Dear Evan Hansen was a hit on Broadway in 2016, making a star out of Platt (who originated the stage role as well and won a Tony for it) and building a rabid base of fans. The musical talked about taboo subjects such as mental health and teen suicide in unabashed terms. This seemed like a rather meaty subject to translate to the screen, however, each decision in the adaptation process seemed a faulty one.

Dear Evan Hansen is directed by Stephen Chbosky the multihyphenate whose last films included the enjoyable The Perks of Being a Wallflower (2012) (adapted from his own book) and the exploitative pity-porn Wonder (2017). Chbosky fails to capture the potential of a musical on screen with Dear Evan Hansen, staging numbers in the most unimaginative ways possible. One number simply involves Evan singing while sitting at the dinner table as Connor’s family awkwardly watch along. Other songs are blandly staged as characters walk through hallways. Even the hit song “You Will Be Found” is filmed through constricted iPhones. Chbosky seems to want to ground the dark material of suicide and mental health with a realistic tone, but as a result makes each song seem tedious and boring to watch.

This commitment to a certain seriousness also works against core aspects of the film. The most important of which is the entire premise. Viewers are supposed to be rooting for the underdog Evan, as he clumsily tries to comfort a family with fake memories of their dead son/brother. However, by being so timid in crafting these crucial moments of sadness and misunderstanding, Evan comes off as a sociopath taking advantage of a grieving family in order to gain attention and get into Zoe’s pants. This makes viewers despise him, seeing him as a selfish and cruel manipulator. This overtakes any of the important themes of the film regarding suicide and mental health, so that you are horrified at the protagonist’s actions instead.

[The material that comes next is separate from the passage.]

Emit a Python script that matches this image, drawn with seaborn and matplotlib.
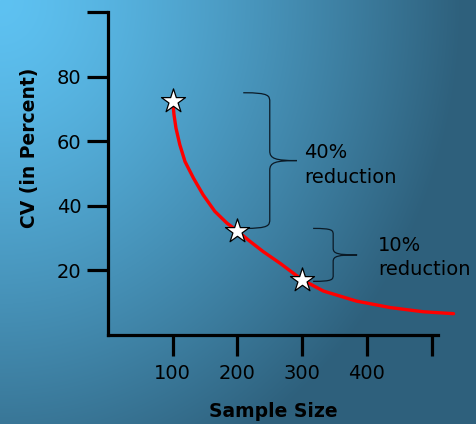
import numpy as np
import pandas as pd
import seaborn as sns
import matplotlib.pyplot as plt
from matplotlib.path import Path
from matplotlib.patches import PathPatch

# stars on the curve
sample_size = [100, 200, 300]
cv_pct = [72.5, 32.2, 17.1]

# red curve
curve_n = [100, 102, 105, 111, 119, 132, 147, 165, 184, 200, 220, 240, 266, 300,
           333, 384, 436, 487, 534]
curve_cv = [72.5, 68.2, 64.1, 58.9, 53.7, 48.6, 43.4, 38.3, 34.6, 32.2, 28.9, 25.8, 22.2, 17.1,
            13.6, 10.5, 8.5, 7.2, 6.6]

x_ticks = [100, 200, 300, 400, 500]
x_labels = ["100", "200", "300", "400", ""]
y_ticks = [20, 40, 60, 80, 100]
y_labels = ["20", "40", "60", "80", ""]

sns.set_style("ticks")
plt.rcParams['font.family'] = ['DejaVu Sans']

fig = plt.figure(figsize=(4.77, 4.24), dpi=100)

# gradient background
bg = fig.add_axes([0, 0, 1, 1], zorder=-1)
h, w = 424, 477
yy, xx = np.mgrid[0:h, 0:w]
d = np.sqrt((xx / 420.0) ** 2 + (yy / 470.0) ** 2) / 1.1
t = np.clip(d, 0, 1) ** 1.3
light = np.array([94, 194, 242]) / 255
dark = np.array([46, 96, 124]) / 255
img = light[None, None, :] * (1 - t[..., None]) + dark[None, None, :] * t[..., None]
bg.imshow(img, aspect='auto', extent=[0, 1, 0, 1])
bg.axis('off')

ax = fig.add_axes([108 / 477, 1 - 335 / 424, 330 / 477, 323 / 424])
ax.patch.set_alpha(0)

curve = pd.DataFrame({"n": curve_n, "cv": curve_cv})
pts = pd.DataFrame({"n": sample_size, "cv": cv_pct})

sns.lineplot(data=curve, x="n", y="cv", sort=False, estimator=None,
             color="#ff0000", linewidth=2.4, ax=ax)
for l in ax.lines:
    l.set_clip_on(False)
    l.set_solid_joinstyle("round")
sns.scatterplot(data=pts, x="n", y="cv", marker="*", s=330, color="white",
                edgecolor="black", linewidth=0.9, zorder=5, clip_on=False, ax=ax)

ax.set_xlim(0, 510)
ax.set_ylim(0, 100)
ax.set_xticks(x_ticks)
ax.set_xticklabels(x_labels)
ax.set_yticks(y_ticks)
ax.set_yticklabels(y_labels)
sns.despine(ax=ax)
for s in ["left", "bottom"]:
    ax.spines[s].set_linewidth(2.3)
    ax.spines[s].set_color("black")
ax.tick_params(axis="both", direction="out", length=15, width=2.3, color="black",
               labelsize=14, labelcolor="black")
ax.tick_params(axis="y", pad=4)
ax.tick_params(axis="x", pad=6)

ax.set_xlabel("Sample Size", fontsize=13.5, fontweight="bold", color="black")
ax.set_ylabel("CV (in Percent)", fontsize=13.5, fontweight="bold", color="black")
ax.xaxis.label.set_va("center")
ax.xaxis.set_label_coords(0.5, -0.238)
ax.yaxis.set_label_coords(-0.21, 0.58)


def brace(ax, x0, xv, xt, ytop, ybot, r):
    ym = (ytop + ybot) / 2
    dx = xt - xv
    verts = [(x0, ytop), (xv, ytop), (xv, ytop - 0.3 * r), (xv, ytop - r),
             (xv, ym + r),
             (xv, ym + 0.2 * r), (xv + 0.2 * dx, ym), (xt, ym),
             (xv + 0.2 * dx, ym), (xv, ym - 0.2 * r), (xv, ym - r),
             (xv, ybot + r),
             (xv, ybot + 0.3 * r), (xv, ybot), (x0, ybot)]
    codes = [Path.MOVETO, Path.CURVE4, Path.CURVE4, Path.CURVE4,
             Path.LINETO,
             Path.CURVE4, Path.CURVE4, Path.CURVE4,
             Path.CURVE4, Path.CURVE4, Path.CURVE4,
             Path.LINETO,
             Path.CURVE4, Path.CURVE4, Path.CURVE4]
    ax.add_patch(PathPatch(Path(verts, codes), fill=False, lw=0.9,
                           edgecolor="#0b1a26", clip_on=False))


brace(ax, 209, 250, 292, cv_pct[0] + 2.5, cv_pct[1] + 0.8, 3)
brace(ax, 317, 348, 385, cv_pct[1] + 0.8, cv_pct[2] - 0.5, 2)

ax.text(303, 52.5, "40%\nreduction", fontsize=14, va="center", ha="left",
        linespacing=1.4, color="black")
ax.text(417, 24, "10%\nreduction", fontsize=14, va="center", ha="left",
        linespacing=1.35, color="black", clip_on=False)

fig.savefig("out.png", dpi=100)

What most viewers will be impacted negatively about Dear Evan Hansen, however, is the casting. One important problem is the complete lack of chemistry amongst any of the characters. There is a strong cast, with the likes of Dever, Julianne Moore, and Amy Adams trying their best; but there is no spark in character interactions. Supporting roles feel unnecessary and every relationship appears inauthentic. However, the main problem in the casting is with Platt. Platt was astounding as the stage version of Evan Hansen, but the actor has grown a lot since his stage persona and appears way too old to play a high schooler. Reportedly Platt had to shave multiple times a day to give off the appearance of a teenager, but no matter how much he hunches over and applied pale make-up, he looks too much like a grown man. This works against the film in multiple ways. For one, the entire performance from Platt feels stiff, so that viewers are unable to see past an actor pretending to be young. Another big problem with this casting choice is the creepiness of it all. Evan looks like a perverted older man, lying and manipulating his way to woo the much younger-looking Dever. While older-looking high schoolers have worked in previous films, they have always been tongue-in-cheek, such as in superhero films or comedies. When dealing with suicide, mental health, and Chbosky’s clear wish for realism, this cinematic choice clashes horribly wrong. 

In the end, Dear Evan Hansen is a failed attempt at adapting the Broadway hit. The unimaginative staging of the songs, the terribly staged plot, and the poorly executed casting bog down this film so that you excruciatingly feel the over two-hour runtime.